Still, the markers of Oscar bait projects are well-known for a reason: Lavish costume dramas; historical biopics swelling with nobility; ambitious displays of technical achievement; actors who have undergone major physical changes reading from the Method Handbook; loving homages to the power of Hollywood; and tear-jerkers with big emotional displays ready for the awards show clip. A sociological study of the process by UCLA revealed the elements of a film most likely to receive Oscar nominations, as well as the ways such films are perceived by general audiences. The film decreed to be the most blatant Oscar bait among those studied was Come See The Paradise, a 1990 Alan Parker film that tackled a tragic true story of Japanese internment in America and received the now expected late December eligibility push, yet garnered zero nominations. While the process can be predictable, it’s not always a safe bet.

Mahershala Ali in Moonlight
Mahershala Ali in Moonlight

While the end result may be the one everybody predicted, the race forward will remain a toughly fought fight.
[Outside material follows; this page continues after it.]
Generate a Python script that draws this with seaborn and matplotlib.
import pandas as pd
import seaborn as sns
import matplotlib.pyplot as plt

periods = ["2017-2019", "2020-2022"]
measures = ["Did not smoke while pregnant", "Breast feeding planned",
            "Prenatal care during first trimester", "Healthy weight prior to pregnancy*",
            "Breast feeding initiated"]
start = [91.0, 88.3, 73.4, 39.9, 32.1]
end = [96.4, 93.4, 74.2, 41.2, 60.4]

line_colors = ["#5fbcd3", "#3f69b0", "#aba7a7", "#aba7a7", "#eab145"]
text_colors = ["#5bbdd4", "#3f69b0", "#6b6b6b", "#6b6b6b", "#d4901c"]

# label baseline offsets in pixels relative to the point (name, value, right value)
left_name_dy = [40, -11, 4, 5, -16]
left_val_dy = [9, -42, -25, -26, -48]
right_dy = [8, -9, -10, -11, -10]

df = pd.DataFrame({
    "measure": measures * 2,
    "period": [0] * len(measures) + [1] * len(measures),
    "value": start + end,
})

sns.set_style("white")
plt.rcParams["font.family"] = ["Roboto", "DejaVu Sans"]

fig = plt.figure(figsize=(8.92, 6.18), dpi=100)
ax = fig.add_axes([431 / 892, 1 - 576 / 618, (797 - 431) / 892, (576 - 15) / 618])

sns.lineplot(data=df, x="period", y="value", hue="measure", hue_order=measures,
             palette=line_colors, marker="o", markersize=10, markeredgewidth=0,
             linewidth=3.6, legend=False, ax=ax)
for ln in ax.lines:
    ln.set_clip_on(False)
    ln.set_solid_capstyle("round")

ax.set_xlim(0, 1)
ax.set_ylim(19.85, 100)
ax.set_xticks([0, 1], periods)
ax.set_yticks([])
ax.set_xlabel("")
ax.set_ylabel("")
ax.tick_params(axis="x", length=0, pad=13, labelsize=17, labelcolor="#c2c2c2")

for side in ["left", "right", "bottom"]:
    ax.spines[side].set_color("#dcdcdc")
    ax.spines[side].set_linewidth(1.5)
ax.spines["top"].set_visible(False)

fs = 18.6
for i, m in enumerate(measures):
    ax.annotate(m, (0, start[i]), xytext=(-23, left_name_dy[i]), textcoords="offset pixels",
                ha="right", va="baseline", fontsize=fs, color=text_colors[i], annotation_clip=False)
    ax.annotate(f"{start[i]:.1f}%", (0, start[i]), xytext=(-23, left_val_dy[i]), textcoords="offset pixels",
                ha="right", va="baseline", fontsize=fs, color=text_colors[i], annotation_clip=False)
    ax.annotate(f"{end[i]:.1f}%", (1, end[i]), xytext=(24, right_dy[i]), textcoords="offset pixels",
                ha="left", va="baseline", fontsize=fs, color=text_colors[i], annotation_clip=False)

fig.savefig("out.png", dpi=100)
George Clooney once joked that the awards season promotion of "kissing babies" could take its toll on people, saying "You can justify it by saying, ‘I’m helping the movie,’ but you cross a line where it feels like you’re only helping yourself. And it starts to feel unclean." That may be true for some, but it’s a process countless industry individuals put themselves through every year because it’s a process that works and it’s one that can handsomely reward its victors. Right now, directors and actors are shaking hands at parties, joking along on talk-shows, and making their presence impossible for the Academy to ignore. After all, an Oscar can reap creative and financial benefits that would change their careers. Producers and distributors garner long-term rewards with short-term awards gain: A24 became a major indie player after Oscar success with Room and Ex Machina, and are using similar tactics for Moonlight, and Amazon Studios received renewed legitimacy for their film distribution thanks to the recent nominations of Manchester by the Sea.
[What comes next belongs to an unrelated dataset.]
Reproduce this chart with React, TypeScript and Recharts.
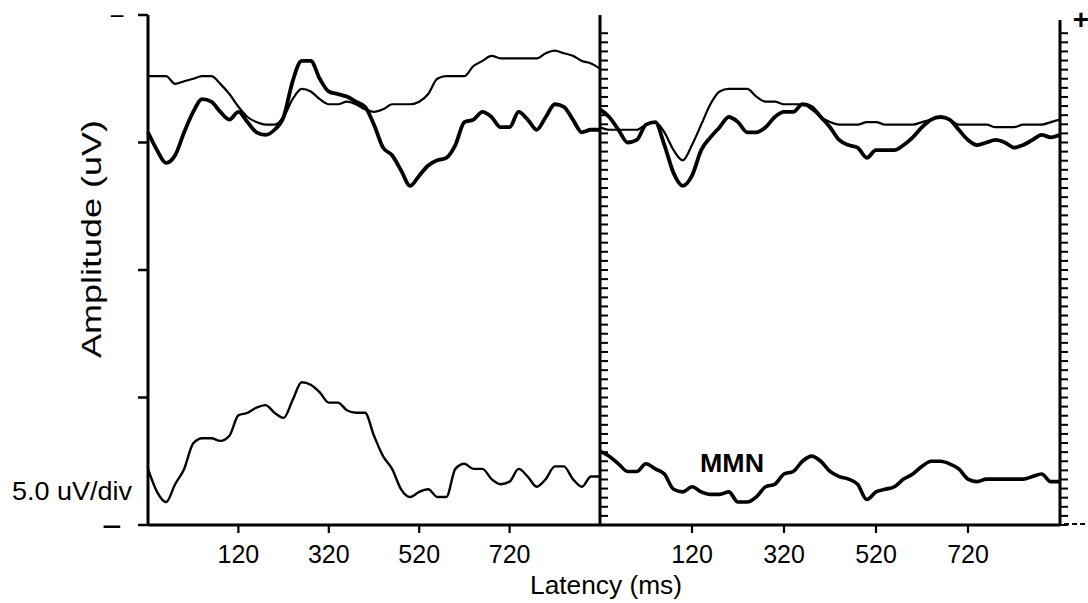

Even with the same campaigning of decades past going on this season, 2017’s Best Picture nominations show a diverse range of films that often reject the assumed notions of awards glory, even as they embody many of the expected elements: A jazz-infused homage to Golden Age musicals to tell the story of a fractured romance; an intimate drama of the life of a gay black man spanning three time periods; a heist movie using the tropes of the Western to explore the modern day economic crisis; a meditative science-fiction story using linguistics as its driving force; a historical drama centred on three African American scientists working on the Space Race.

Stories this diverse are tough to get made in a market where the billion-dollar franchise reigns supreme, and publicity harder to come by. While they may not fit the expected mould of Oscar bait, the handbook to awards glory is well-read for a reason. Want to win an Oscar? You’d better be willing to fight for it.